Duas características principais saltam aos olhos. Primeiro, a extrema coragem de optar por este filme a esta altura de carreira. Deixa claro o tamanho de sua consciência do seu papel social e histórico no cinema americano. Trata-se, afinal, de um trabalho absolutamente radical, no formato e no conteúdo. Seja pela estrutura de um monólogo incessante e caudaloso, muitas vezes incoerente (estudadamente, aliás), sempre raivoso, recitado numa dicção rápida e de andamento sufocante. Seja pela limpeza visual extrema, encenando tal fala como uma apresentação, um one-man show onde a platéia fica na penumbra o tempo todo, cabendo à câmera circular pelo espaço, pelo personagem, apenas com o uso eventual de back-projections ou alusões sonoras. Seja pela realização em vídeo, sem grandes recursos. Só não há dúvidas de que é uma opção corajosa.

No conteúdo, impressiona o seu approach desta figura controversa, onde fica clara a devoção e simpatia de autor e diretor por ele, mas não caindo no golpe fácil da mitificação. O personagem nunca é menos do que contraditório na sua raiva misturada com amor (inclusive ele discursa sobre a relação amor e ódio), na sua relação com a arte (música e poesia principalmente, mas sobra para o cinema também) e com a realidade, na sua perspectiva histórica e social. Smith é soberbo em muitas cenas, em outras cai vítima de um tentador overacting, mas constrói o retrato de uma pessoa que consegue ter opiniões claras e diretas, sendo ainda assim um poço de confusão. Sua fala caudalosa muda de rumo em muitos momentos, volta atrás e pula adiante, renega o que disse para reforçar algo mais adiante. Mas, acima de tudo, é cheio de paixão, energia e revolta, e estas características básicas o cineasta e o autor conseguem atingir nas suas partes.

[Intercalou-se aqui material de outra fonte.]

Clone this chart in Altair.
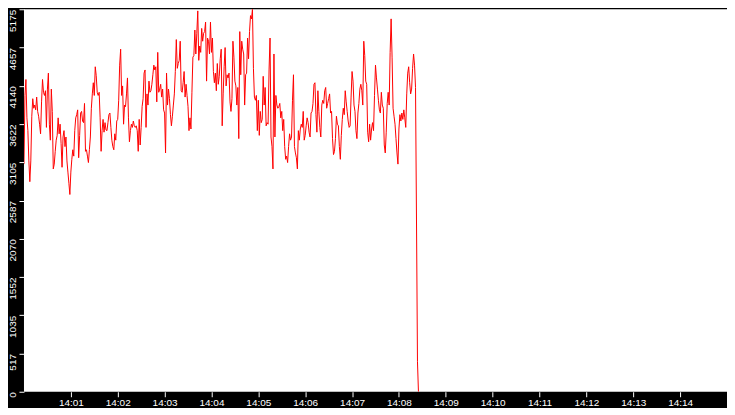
import altair as alt
import pandas as pd

seg1 = [3080, 4009, 4225, 3706, 3533, 3123, 2842, 3123, 3728, 3965, 3836, 3879, 3814, 3987, 3793,
        3728, 3620, 3490, 3922, 4225, 4052, 4009, 4073, 3577, 4095, 4311, 3620, 3404, 4095, 3793,
        3015, 3080, 3253, 3404, 3469, 3706, 3490, 3620, 3361, 3037, 3447, 3533, 3317, 3447, 3123,
        2972, 2821, 2669, 2972, 3145, 3274, 3188, 3533, 3706, 3749, 3814, 3166, 3469, 3771, 3793,
        3663, 3641, 3901, 3253, 3274, 3188, 3101, 3274, 3447, 3836, 4030, 4181, 4009, 4397, 4276,
        4052, 4009, 4052, 3706, 3253, 3533, 3685, 3512, 3641, 3542]
seg2 = [3533, 3641, 3749, 3771, 3577, 3404, 3317, 3274, 3490, 3404, 3663, 3685, 3944, 4419, 4635,
        4009, 4138, 3620, 3879, 3857, 4030, 4246, 3706, 3382, 3533, 3620, 3577, 3663, 3598, 3577,
        3598, 3533, 3253, 3685, 3339, 3577, 3857, 3965, 4311, 4354, 3577, 4030, 3879, 4203, 4052,
        4073, 4160, 4289, 4419, 4354, 4397, 3922, 4592, 4052, 4095, 4160, 3987, 4095, 3814, 3771,
        3231, 4311, 3879, 4095, 3965, 3749, 3598, 3728, 3879, 4030, 4333, 4765, 4376, 4441, 4484,
        4743, 4073, 4052, 4181, 4333, 3987, 4160, 4009, 3857, 3533]
seg3 = [3706, 3555, 4052, 4527, 4549, 4894, 4570, 4851, 5153, 4484, 4678, 4592, 4916, 4743, 4851,
        4873, 5002, 4203, 4786, 4743, 4570, 5002, 4592, 4786, 4333, 4181, 4311, 4073, 4441, 4160,
        4268, 4505, 4635, 3598, 4030, 4397, 4657, 4138, 4289, 4246, 4311, 3922, 3793, 3965, 4743,
        4527, 4203, 4138, 3879, 4117, 3425, 4873, 4289, 4743, 4635, 4570, 3879, 4289, 4311, 4786,
        4505, 4873, 5089, 5045, 5175, 4376, 3987, 3944, 4009, 3533, 3944, 3469, 3793, 3641, 3685,
        4268, 3879, 4117, 3598, 3641, 3620, 4354, 4786, 3447, 3317]
seg4 = [3015, 4570, 3447, 4009, 3879, 3836, 3857, 3901, 3706, 3793, 3533, 3685, 3317, 3145, 3188,
        3101, 3317, 3490, 3404, 3447, 3944, 4289, 3317, 3231, 3166, 3015, 3533, 3404, 3555, 3620,
        3577, 3793, 3404, 3469, 3598, 3706, 3641, 3512, 3447, 3771, 3793, 3901, 4160, 4181, 3749,
        3512, 4073, 3793, 3577, 3447, 3879, 3944, 3901, 4073, 4117, 3836, 3901, 3965, 4030, 3771,
        3793, 3425, 3209, 3253, 3425, 3728, 3620, 3598, 3317, 3145, 3469, 3685, 3836, 3749, 4073,
        3922, 3793, 3663, 3577, 3598, 3987, 4333, 4203, 3879, 3793]
seg5 = [3533, 3425, 3771, 3901, 4095, 4160, 4073, 3879, 4743, 4549, 4203, 4160, 3512, 3382, 3620,
        3404, 3555, 3641, 3533, 4009, 4419, 4246, 4095, 3944, 3814, 3771, 4052, 3879, 3836, 3339,
        3231, 3512, 3901, 4052, 3879, 4592, 5045, 4527, 3836, 3728, 3620, 3425, 3231, 3080, 3555,
        3749, 3663, 3771, 3685, 3814, 3706, 3577, 4030, 4311, 4397, 4181, 4030, 4095, 4376, 4570,
        4419, 4117, 2324, 406, 0]

values = seg1 + seg2 + seg3 + seg4 + seg5
times = pd.date_range("2024-01-01 14:00:00", periods=len(values), freq="1250ms")

y_ticks = [0, 517.5, 1035, 1552.5, 2070, 2587.5, 3105, 3622.5, 4140, 4657.5, 5175]
x_tick_minutes = list(range(1, 15))

df = pd.DataFrame({"time": times, "value": values})

x_vals = [alt.DateTime(year=2024, month=1, date=1, hours=14, minutes=m) for m in x_tick_minutes]

chart = (
    alt.Chart(df)
    .mark_line(color="#ff0000", strokeWidth=1, clip=True)
    .encode(
        x=alt.X(
            "time:T",
            scale=alt.Scale(
                domain=[
                    alt.DateTime(year=2024, month=1, date=1, hours=14, minutes=0),
                    alt.DateTime(year=2024, month=1, date=1, hours=14, minutes=15),
                ]
            ),
            axis=alt.Axis(
                values=x_vals,
                format="%H:%M",
                title=None,
                grid=False,
                domain=False,
                tickColor="white",
                tickSize=5,
                labelColor="white",
                labelFont="Liberation Sans",
                labelFontSize=10,
                labelPadding=1,
                labelBaseline="top",
                minExtent=16,
                maxExtent=16,
            ),
        ),
        y=alt.Y(
            "value:Q",
            scale=alt.Scale(domain=[0, 5175], nice=False, zero=True),
            axis=alt.Axis(
                values=y_ticks,
                labelExpr="floor(datum.value)",
                title=None,
                grid=False,
                domain=False,
                tickColor="white",
                tickSize=5,
                labelColor="white",
                labelFont="Liberation Sans",
                labelFontSize=10,
                labelAngle=270,
                labelAlign="right",
                labelBaseline="bottom",
                labelPadding=1,
                labelOverlap=False,
                labelBound=False,
                labelFlush=False,
                minExtent=15,
                maxExtent=15,
            ),
        ),
    )
    .properties(width=704, height=383, background="black", padding=0)
    .configure_view(fill="white", strokeWidth=0)
)

chart.save("out.html", embed_options={"renderer": "svg", "actions": False})
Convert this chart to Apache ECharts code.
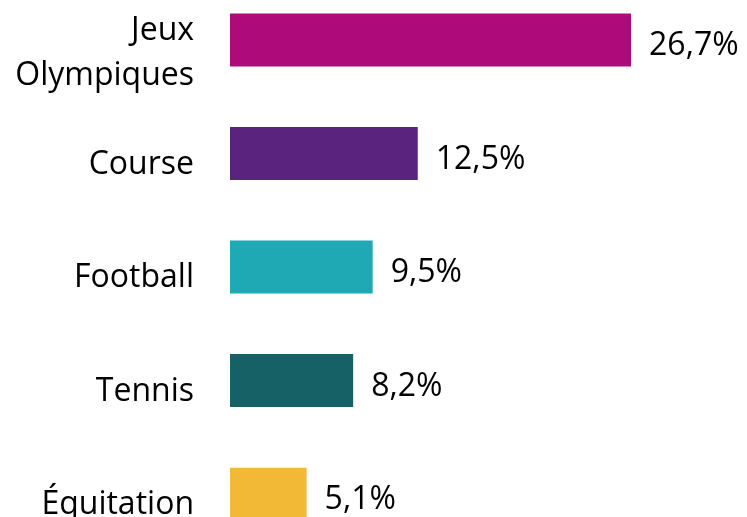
<!DOCTYPE html>
<html>
<head>
<meta charset="utf-8">
<script src="https://cdn.jsdelivr.net/npm/echarts@6/dist/echarts.min.js"></script>
<style>
  html, body { margin: 0; padding: 0; background: #fff; }
  #chart { width: 747px; height: 517px; }
</style>
</head>
<body>
<div id="chart"></div>
<script>
  // sports, top to bottom
  const categories = ['Jeux\nOlympiques', 'Course', 'Football', 'Tennis', 'Équitation'];
  const shares = [26.7, 12.5, 9.5, 8.2, 5.1];
  const barColors = ['#AF0A79', '#59237E', '#1FA9B5', '#166166', '#F2B936'];

  const chart = echarts.init(document.getElementById('chart'));
  chart.setOption({
    animation: false,
    grid: {
      left: 230,
      right: 66.4,
      top: -16.7,
      bottom: -33.9,
      outerBoundsMode: 'none',
      containLabel: false,
    },
    xAxis: {
      type: 'value',
      min: 0,
      max: 30,
      show: false,
    },
    yAxis: {
      type: 'category',
      inverse: true,
      data: categories,
      axisLine: {show: false},
      axisTick: {show: false},
      axisLabel: {
        interval: 0,
        margin: 36,
        fontFamily: 'Open Sans',
        fontSize: 32,
        color: '#000',
        // two-line label sits a bit lower, like the original
        formatter: (v) => v.indexOf('\n') >= 0
          ? '{s| }\n' + v.split('\n').map((s) => '{j|' + s + '}').join('\n')
          : '{t|' + v + '}',
        rich: {
          t: {fontFamily: 'Open Sans', fontSize: 32, color: '#000', padding: [22, 0, 0, 0]},
          j: {fontFamily: 'Open Sans', fontSize: 32, color: '#000', lineHeight: 45},
          s: {fontSize: 10, lineHeight: 26},
        },
      },
    },
    series: [
      {
        type: 'bar',
        barWidth: 53,
        data: shares.map((v, i) => ({value: v, itemStyle: {color: barColors[i]}})),
        label: {
          show: true,
          position: 'right',
          distance: 18,
          offset: [0, 6],
          fontFamily: 'Open Sans',
          fontSize: 32,
          color: '#000',
          formatter: (p) => String(p.value).replace('.', ',') + '%',
        },
      },
    ],
  });
</script>
</body>
</html>
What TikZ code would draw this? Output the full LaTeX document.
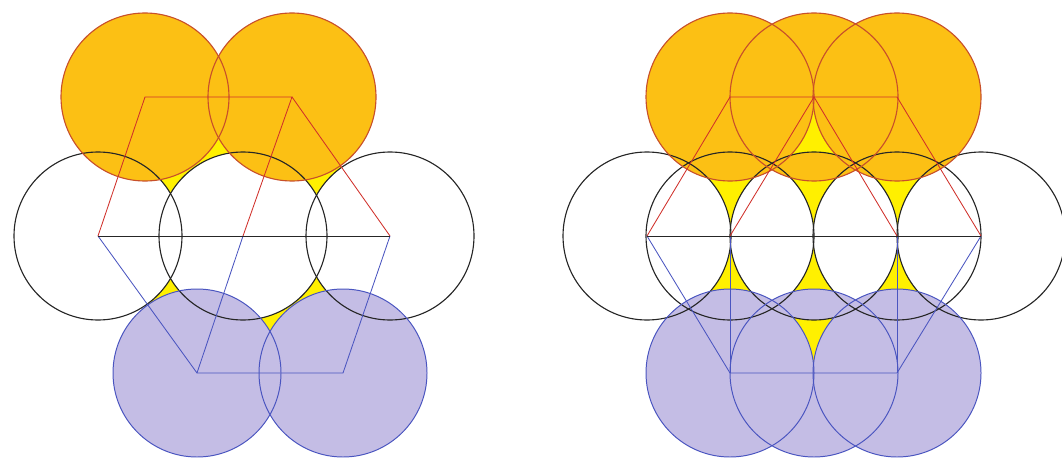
\documentclass[tikz,border=0pt]{standalone}
\usepackage{tikz}
\definecolor{corange}{HTML}{FCC014}
\definecolor{corangeD}{HTML}{C8502A}
\definecolor{cblue}{HTML}{C4BDE5}
\definecolor{cblueD}{HTML}{4A55C0}
\definecolor{cgap}{HTML}{FFF000}
\definecolor{cred}{HTML}{D0302A}
\tikzset{
  blackring/.style={draw=black!85, line width=0.8pt},
  orangering/.style={draw=corangeD, line width=0.8pt},
  bluering/.style={draw=cblueD, line width=0.7pt},
  orangedisc/.style={fill=corange},
  bluedisc/.style={fill=cblue},
  redlink/.style={draw=cred, line width=0.6pt},
  bluelink/.style={draw=cblueD, line width=0.6pt},
  blacklink/.style={draw=black!85, line width=0.7pt},
  gapfill/.style={fill=cgap},
}
% yellow gap left between three discs
\newcommand{\holeat}[1]{%
  \clip (-60,60) -- (1120,60) -- (1120,-520) -- (-60,-520) -- cycle (#1) circle (84);}
\newcommand{\gapat}[3]{%
  \begin{scope}
    \clip (#1) -- (#2) -- (#3) -- cycle;
    \holeat{#1}
    \holeat{#2}
    \holeat{#3}
    \fill[gapfill] (#1) -- (#2) -- (#3) -- cycle;
  \end{scope}}

\begin{document}
\begin{tikzpicture}[x=0.025cm, y=0.025cm]
  \useasboundingbox (0,0) rectangle (1062,-459);
  % left packing
  \coordinate (bL) at (98,-236);
  \coordinate (bM) at (243,-236);
  \coordinate (bR) at (390,-236);
  \coordinate (oL) at (145,-97);
  \coordinate (oR) at (292,-97);
  \coordinate (uL) at (197,-373);
  \coordinate (uR) at (343,-373);
  % right packing
  \coordinate (ra) at (647,-236);
  \coordinate (rb) at (730,-236);
  \coordinate (rc) at (814,-236);
  \coordinate (rd) at (897,-236);
  \coordinate (re) at (981,-236);
  \coordinate (rp) at (730,-97);
  \coordinate (rq) at (814,-97);
  \coordinate (rr) at (897,-97);
  \coordinate (ru) at (730,-373);
  \coordinate (rv) at (814,-373);
  \coordinate (rw) at (897,-373);

  \foreach \c in {oL,oR,rp,rq,rr}
    \fill[orangedisc] (\c) circle (84);
  \foreach \c in {uL,uR,ru,rv,rw}
    \fill[bluedisc] (\c) circle (84);

  \gapat{oL}{oR}{bM}
  \gapat{oL}{bL}{bM}
  \gapat{oR}{bM}{bR}
  \gapat{uL}{bL}{bM}
  \gapat{uR}{bM}{bR}
  \gapat{uL}{uR}{bM}
  \gapat{rp}{rr}{rc}
  \gapat{rp}{ra}{rc}
  \gapat{rr}{rc}{re}
  \gapat{ru}{ra}{rc}
  \gapat{rw}{rc}{re}
  \gapat{ru}{rw}{rc}
  \gapat{rq}{rb}{rd}
  \gapat{rv}{rb}{rd}

  \foreach \c in {bL,bM,bR,ra,rb,rc,rd,re}
    \draw[blackring] (\c) circle (84);
  \foreach \c in {oL,oR,rp,rq,rr}
    \draw[orangering] (\c) circle (84);
  \foreach \c in {uL,uR,ru,rv,rw}
    \draw[bluering] (\c) circle (84);

  \draw[redlink] (bL) -- (oL) -- (oR) -- (bM);
  \draw[redlink] (oR) -- (bR);
  \draw[bluelink] (bL) -- (uL) -- (uR) -- (bR);
  \draw[bluelink] (bM) -- (uL);
  \draw[blacklink] (bL) -- (bR);

  \draw[redlink] (ra) -- (rp) -- (rr) -- (re);
  \draw[redlink] (rb) -- (rq) -- (rd);
  \draw[bluelink] (ra) -- (ru) -- (rw) -- (re);
  \draw[bluelink] (rb) -- (ru);
  \draw[bluelink] (rd) -- (rw);
  \draw[blacklink] (ra) -- (re);
\end{tikzpicture}
\end{document}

Lee retoma a linha de A Hora do Show no que diz respeito a um certo levantamento audiovisual da história do negro, e mais uma vez abre e fecha o filme com clipes impressionantes. Mas, ao contrário deste outro filme, aqui a confusão do discurso funciona mais, por ser uma característica inerente ao seu próprio objeto de filmagem. Ao contar esta página da história, ele incorpora elementos atualíssimos da cena negra americana (artística, esportiva, política) ao discurso, o que empresta grande frescor ao que é dito, ainda mais em se tratando de uma clara licença poética, tendo o próprio Newton falecido em 1989. Mas, isso configura o filme de fato como uma incorporação da figura dele por Smith, e neste caso faz todo o sentido. "Incorporação" talvez seja a principal palavra ao se referir ao filme como um todo, porque a maior qualidade do trabalho é a sensação de "ser um" com o discurso, com os ideais, com os objetivos do seu objeto. Não dá para separar personagem e cineasta no que dizem. E é esta sensação que torna o filme algo diferente, novo, vital. Um belíssimo trabalho numa belíssima obra, que vai pouco a pouco se tornando imprescindível ao entendimento do mundo hoje.